-- BEGIN MATERIAL SUPPLIED --

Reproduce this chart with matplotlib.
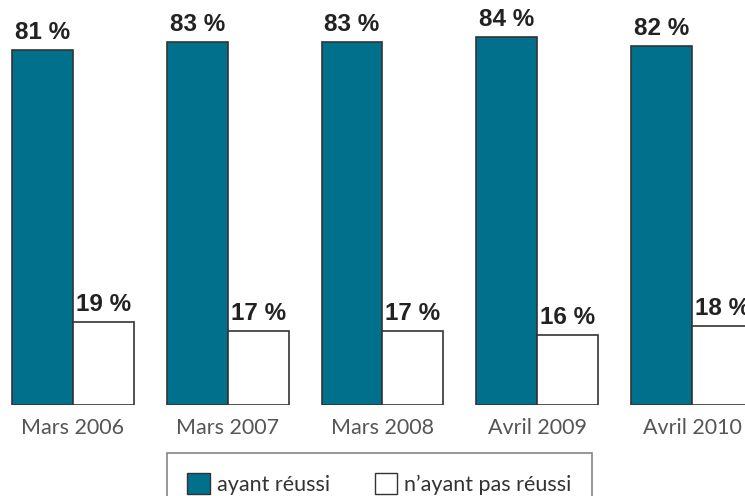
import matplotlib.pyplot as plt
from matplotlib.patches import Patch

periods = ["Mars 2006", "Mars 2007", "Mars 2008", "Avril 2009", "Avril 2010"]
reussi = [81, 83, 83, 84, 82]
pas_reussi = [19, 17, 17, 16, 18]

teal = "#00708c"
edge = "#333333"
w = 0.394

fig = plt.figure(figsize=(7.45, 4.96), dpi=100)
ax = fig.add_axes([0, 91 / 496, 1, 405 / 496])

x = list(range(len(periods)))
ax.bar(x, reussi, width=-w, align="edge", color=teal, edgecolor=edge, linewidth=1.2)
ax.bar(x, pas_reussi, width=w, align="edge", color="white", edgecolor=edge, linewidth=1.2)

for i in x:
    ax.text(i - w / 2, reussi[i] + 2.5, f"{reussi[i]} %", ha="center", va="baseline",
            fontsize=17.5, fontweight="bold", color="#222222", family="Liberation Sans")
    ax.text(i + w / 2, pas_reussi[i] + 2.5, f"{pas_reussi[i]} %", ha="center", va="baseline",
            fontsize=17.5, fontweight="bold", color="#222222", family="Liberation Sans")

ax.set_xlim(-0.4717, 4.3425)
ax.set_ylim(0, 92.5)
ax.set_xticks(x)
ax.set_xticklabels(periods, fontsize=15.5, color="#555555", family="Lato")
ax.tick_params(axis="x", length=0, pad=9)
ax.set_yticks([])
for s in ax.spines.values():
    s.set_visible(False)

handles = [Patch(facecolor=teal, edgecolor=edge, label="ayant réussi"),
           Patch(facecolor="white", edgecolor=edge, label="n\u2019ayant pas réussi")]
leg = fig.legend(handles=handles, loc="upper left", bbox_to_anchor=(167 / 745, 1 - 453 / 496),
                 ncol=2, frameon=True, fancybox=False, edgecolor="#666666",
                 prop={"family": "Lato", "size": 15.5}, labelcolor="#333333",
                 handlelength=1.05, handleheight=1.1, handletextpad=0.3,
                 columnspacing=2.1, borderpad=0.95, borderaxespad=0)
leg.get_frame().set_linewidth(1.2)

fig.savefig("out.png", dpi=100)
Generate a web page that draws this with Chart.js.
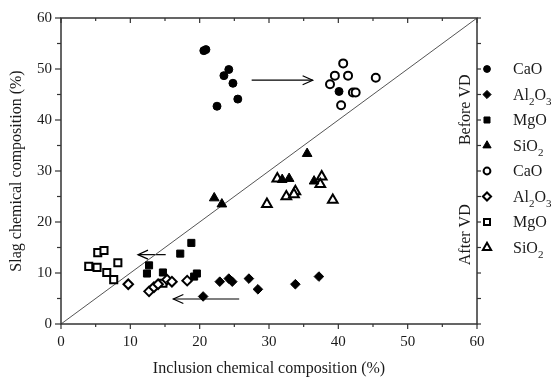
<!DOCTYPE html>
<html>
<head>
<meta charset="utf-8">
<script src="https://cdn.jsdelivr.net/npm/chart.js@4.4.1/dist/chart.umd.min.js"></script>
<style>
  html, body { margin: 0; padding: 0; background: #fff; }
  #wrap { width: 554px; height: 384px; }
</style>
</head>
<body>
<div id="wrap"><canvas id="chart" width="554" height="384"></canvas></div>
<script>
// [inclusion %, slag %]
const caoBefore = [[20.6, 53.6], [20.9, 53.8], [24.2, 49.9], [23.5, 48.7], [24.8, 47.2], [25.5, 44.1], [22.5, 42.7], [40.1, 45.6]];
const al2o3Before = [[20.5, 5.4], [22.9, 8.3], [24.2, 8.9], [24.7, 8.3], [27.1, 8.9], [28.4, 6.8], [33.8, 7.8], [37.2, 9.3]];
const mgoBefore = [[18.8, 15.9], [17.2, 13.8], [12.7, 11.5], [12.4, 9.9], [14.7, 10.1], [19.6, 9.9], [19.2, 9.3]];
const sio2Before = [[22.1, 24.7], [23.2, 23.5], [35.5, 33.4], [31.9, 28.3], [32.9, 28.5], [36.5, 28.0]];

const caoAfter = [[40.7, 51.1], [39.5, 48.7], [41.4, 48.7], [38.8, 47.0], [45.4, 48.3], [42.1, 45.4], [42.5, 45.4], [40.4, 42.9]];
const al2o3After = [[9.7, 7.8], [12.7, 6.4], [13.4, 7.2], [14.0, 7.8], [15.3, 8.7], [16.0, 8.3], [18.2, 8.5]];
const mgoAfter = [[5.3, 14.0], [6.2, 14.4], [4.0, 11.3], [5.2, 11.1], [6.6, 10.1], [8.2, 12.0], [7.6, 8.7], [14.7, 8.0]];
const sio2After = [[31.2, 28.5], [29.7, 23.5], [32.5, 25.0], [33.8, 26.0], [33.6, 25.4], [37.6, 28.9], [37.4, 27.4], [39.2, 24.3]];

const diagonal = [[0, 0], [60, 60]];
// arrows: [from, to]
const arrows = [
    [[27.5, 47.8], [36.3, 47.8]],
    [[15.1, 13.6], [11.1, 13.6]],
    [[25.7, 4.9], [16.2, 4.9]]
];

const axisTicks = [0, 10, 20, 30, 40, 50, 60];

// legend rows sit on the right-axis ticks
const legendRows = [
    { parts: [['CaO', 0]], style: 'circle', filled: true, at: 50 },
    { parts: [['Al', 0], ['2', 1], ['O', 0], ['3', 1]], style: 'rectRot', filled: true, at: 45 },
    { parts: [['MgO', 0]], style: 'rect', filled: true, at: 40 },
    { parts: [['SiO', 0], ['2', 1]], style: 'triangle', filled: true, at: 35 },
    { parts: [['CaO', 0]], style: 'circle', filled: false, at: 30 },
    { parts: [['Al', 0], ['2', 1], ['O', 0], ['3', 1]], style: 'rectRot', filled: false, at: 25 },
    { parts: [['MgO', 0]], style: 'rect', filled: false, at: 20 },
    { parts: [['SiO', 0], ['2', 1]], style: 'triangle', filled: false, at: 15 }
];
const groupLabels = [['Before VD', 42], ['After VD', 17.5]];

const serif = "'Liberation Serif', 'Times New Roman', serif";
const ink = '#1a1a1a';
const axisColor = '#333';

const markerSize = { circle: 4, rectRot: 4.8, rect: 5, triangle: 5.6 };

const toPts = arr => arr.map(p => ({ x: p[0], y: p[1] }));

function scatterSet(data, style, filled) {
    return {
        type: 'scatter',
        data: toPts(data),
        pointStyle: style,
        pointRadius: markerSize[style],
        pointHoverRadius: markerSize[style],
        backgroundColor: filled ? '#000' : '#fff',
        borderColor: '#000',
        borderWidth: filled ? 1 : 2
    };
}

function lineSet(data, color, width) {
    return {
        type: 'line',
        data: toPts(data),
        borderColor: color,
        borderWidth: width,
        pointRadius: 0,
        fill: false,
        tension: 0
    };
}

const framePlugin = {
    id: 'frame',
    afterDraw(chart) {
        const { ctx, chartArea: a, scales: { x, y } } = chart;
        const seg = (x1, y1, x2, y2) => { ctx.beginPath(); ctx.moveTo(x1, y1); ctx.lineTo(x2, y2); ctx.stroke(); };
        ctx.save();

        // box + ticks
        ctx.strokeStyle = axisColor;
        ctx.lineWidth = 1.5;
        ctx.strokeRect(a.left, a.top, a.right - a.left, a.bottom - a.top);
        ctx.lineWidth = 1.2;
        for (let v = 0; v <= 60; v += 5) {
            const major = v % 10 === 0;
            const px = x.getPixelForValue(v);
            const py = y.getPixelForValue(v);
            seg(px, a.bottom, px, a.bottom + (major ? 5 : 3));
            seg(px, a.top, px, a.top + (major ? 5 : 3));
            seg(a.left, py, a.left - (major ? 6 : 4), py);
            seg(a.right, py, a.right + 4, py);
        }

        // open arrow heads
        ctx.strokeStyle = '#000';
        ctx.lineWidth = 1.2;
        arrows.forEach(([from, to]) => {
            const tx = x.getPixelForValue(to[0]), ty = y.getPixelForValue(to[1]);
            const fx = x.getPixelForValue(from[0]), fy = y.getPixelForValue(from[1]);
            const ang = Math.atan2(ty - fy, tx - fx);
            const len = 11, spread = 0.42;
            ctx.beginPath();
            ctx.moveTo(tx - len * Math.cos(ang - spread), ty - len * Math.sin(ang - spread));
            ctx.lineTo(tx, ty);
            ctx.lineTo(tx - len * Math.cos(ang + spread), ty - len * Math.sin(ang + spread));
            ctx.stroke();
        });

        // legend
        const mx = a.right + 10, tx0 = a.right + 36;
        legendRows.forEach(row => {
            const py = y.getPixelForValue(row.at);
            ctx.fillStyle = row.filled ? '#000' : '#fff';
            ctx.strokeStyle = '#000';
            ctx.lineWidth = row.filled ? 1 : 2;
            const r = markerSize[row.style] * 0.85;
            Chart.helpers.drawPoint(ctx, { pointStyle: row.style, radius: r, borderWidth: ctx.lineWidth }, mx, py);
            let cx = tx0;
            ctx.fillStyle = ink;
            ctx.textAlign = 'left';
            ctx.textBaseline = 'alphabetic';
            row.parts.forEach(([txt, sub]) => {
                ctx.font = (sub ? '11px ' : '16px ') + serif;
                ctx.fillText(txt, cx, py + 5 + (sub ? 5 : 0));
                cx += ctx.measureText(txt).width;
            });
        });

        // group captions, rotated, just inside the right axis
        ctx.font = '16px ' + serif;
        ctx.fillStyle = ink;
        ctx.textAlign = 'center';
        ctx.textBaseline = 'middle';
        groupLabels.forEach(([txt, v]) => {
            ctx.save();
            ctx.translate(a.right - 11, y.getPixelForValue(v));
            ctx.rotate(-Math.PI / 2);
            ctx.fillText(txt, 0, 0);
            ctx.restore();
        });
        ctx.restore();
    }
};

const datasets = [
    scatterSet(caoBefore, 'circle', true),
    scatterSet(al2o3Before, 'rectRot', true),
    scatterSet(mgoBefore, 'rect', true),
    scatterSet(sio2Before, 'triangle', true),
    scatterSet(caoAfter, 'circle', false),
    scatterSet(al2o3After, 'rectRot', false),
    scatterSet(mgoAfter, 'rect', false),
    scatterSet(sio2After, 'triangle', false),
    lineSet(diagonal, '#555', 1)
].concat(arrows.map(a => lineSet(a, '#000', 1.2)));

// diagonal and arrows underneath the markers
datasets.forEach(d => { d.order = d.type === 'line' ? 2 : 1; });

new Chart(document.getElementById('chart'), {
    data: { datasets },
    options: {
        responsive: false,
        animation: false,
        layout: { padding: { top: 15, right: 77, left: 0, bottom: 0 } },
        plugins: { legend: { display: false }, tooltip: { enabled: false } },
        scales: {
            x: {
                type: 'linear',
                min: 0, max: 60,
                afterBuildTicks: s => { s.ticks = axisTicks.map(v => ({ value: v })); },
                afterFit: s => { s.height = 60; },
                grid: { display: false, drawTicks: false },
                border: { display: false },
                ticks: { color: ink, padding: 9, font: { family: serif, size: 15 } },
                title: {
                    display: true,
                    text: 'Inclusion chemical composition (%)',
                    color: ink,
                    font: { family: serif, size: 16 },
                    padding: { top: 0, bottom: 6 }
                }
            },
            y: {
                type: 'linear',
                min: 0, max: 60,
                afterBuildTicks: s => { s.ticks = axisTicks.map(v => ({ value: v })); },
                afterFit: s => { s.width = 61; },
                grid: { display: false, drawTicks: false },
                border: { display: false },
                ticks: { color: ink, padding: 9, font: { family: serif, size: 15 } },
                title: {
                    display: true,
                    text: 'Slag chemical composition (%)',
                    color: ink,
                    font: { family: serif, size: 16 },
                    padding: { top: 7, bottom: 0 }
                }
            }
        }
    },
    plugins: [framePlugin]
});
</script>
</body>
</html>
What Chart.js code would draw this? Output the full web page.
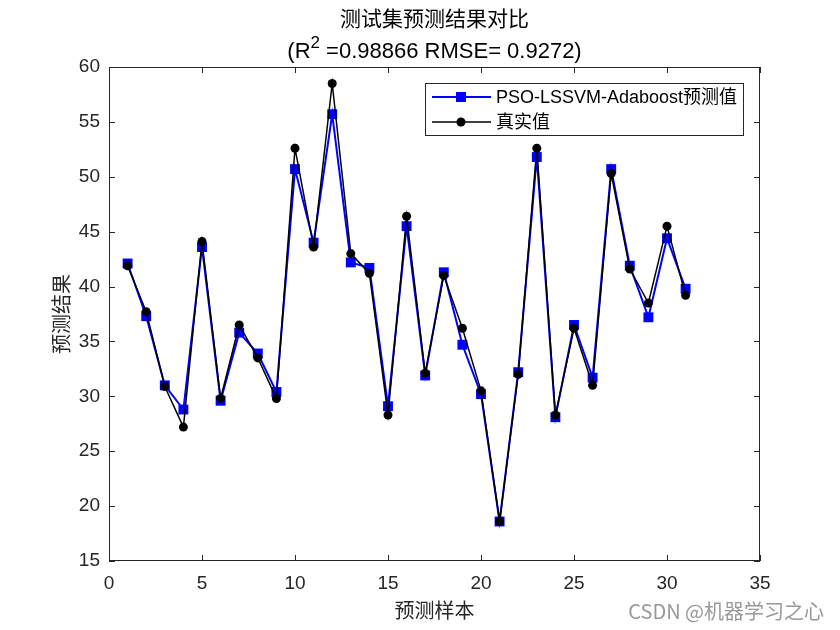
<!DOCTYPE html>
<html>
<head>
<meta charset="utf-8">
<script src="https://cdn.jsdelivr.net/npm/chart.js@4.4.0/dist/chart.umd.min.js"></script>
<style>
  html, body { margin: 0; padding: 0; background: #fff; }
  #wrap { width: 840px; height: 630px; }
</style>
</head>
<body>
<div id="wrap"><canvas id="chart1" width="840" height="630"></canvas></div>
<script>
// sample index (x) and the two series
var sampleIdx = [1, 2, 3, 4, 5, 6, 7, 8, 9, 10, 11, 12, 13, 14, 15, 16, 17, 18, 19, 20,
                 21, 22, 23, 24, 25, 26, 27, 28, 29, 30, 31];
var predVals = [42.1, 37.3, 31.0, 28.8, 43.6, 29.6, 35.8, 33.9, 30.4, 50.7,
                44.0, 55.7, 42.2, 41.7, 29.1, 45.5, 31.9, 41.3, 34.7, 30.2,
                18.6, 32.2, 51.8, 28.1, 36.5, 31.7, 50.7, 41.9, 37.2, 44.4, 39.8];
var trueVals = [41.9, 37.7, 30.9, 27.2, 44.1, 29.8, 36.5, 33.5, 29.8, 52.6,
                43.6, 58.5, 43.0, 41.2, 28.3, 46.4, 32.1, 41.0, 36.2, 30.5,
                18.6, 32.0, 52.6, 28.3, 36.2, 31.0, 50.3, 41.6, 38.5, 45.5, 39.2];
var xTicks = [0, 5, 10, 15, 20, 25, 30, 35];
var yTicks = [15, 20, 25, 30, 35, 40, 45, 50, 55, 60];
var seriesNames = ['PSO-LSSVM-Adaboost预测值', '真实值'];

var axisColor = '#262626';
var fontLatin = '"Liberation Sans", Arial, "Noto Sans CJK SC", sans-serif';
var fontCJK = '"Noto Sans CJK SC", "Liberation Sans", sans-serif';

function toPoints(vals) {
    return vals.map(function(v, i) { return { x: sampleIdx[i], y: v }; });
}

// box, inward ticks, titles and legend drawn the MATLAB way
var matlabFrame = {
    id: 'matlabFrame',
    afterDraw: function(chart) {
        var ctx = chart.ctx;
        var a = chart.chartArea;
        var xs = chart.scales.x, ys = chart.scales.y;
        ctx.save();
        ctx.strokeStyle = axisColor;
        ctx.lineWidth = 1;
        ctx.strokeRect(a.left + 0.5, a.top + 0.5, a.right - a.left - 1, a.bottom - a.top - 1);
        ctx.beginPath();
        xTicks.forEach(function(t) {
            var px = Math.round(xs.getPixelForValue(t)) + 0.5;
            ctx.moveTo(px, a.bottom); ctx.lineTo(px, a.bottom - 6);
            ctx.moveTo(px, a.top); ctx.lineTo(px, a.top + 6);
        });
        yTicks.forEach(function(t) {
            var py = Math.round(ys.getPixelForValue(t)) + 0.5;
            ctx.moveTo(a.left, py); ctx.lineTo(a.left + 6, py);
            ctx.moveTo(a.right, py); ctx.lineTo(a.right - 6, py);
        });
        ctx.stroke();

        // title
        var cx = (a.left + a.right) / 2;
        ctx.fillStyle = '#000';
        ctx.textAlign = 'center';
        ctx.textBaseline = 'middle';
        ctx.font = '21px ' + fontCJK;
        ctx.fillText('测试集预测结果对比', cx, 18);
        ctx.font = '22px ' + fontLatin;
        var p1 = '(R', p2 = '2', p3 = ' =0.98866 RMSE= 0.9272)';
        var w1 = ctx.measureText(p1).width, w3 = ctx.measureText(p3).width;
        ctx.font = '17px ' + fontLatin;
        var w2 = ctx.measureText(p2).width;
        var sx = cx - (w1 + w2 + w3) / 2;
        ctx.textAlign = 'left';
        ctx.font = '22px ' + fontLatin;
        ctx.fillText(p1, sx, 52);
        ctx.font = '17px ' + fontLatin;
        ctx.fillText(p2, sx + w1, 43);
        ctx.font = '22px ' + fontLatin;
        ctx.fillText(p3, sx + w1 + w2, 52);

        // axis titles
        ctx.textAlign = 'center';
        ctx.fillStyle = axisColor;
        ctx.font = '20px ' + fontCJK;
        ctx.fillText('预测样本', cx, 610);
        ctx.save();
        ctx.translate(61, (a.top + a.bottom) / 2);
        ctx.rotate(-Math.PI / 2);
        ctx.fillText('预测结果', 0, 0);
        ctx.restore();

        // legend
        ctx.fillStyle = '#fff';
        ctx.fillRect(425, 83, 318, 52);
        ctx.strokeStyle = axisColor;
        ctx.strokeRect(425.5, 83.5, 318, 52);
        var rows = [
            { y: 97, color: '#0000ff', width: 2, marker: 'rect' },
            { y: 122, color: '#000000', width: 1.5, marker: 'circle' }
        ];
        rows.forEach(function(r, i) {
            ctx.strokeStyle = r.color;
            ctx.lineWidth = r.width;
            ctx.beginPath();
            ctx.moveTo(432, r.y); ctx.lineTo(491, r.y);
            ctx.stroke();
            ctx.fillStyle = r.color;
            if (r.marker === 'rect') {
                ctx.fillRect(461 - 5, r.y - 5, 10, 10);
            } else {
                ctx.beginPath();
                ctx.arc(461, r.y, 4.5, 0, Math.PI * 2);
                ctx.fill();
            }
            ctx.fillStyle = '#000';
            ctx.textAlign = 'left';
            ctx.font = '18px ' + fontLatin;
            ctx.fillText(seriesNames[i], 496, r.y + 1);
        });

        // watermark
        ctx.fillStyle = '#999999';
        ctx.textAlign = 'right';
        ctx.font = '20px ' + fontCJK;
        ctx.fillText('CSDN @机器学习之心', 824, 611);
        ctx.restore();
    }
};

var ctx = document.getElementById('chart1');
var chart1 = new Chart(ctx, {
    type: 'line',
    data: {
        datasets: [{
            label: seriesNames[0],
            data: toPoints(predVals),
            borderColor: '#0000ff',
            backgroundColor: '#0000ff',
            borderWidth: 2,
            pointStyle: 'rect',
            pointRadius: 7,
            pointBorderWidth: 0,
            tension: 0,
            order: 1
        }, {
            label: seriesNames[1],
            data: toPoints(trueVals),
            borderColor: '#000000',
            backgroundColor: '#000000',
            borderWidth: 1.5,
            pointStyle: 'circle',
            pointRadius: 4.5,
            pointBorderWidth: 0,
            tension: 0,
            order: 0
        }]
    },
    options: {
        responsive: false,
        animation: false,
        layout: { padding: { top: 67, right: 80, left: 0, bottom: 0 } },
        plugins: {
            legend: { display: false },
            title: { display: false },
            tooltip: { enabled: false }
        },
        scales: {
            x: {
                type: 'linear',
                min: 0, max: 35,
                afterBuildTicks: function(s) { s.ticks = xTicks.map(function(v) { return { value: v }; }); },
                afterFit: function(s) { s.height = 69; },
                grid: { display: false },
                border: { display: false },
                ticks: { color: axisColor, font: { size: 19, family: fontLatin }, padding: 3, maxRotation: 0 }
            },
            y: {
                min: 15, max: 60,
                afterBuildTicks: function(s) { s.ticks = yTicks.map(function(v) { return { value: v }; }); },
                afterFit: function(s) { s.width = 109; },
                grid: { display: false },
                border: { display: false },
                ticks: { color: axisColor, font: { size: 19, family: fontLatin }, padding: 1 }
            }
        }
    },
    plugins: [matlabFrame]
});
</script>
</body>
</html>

-- END MATERIAL SUPPLIED --

## EXERCISE PROMPT
Leave out the pictures. Transcribe only the lines above, from the first through the one that contains "pas_reussi = [19, 17, 17, 16, 18]".

## THE REPLY
Reproduce this chart with matplotlib.
import matplotlib.pyplot as plt
from matplotlib.patches import Patch

periods = ["Mars 2006", "Mars 2007", "Mars 2008", "Avril 2009", "Avril 2010"]
reussi = [81, 83, 83, 84, 82]
pas_reussi = [19, 17, 17, 16, 18]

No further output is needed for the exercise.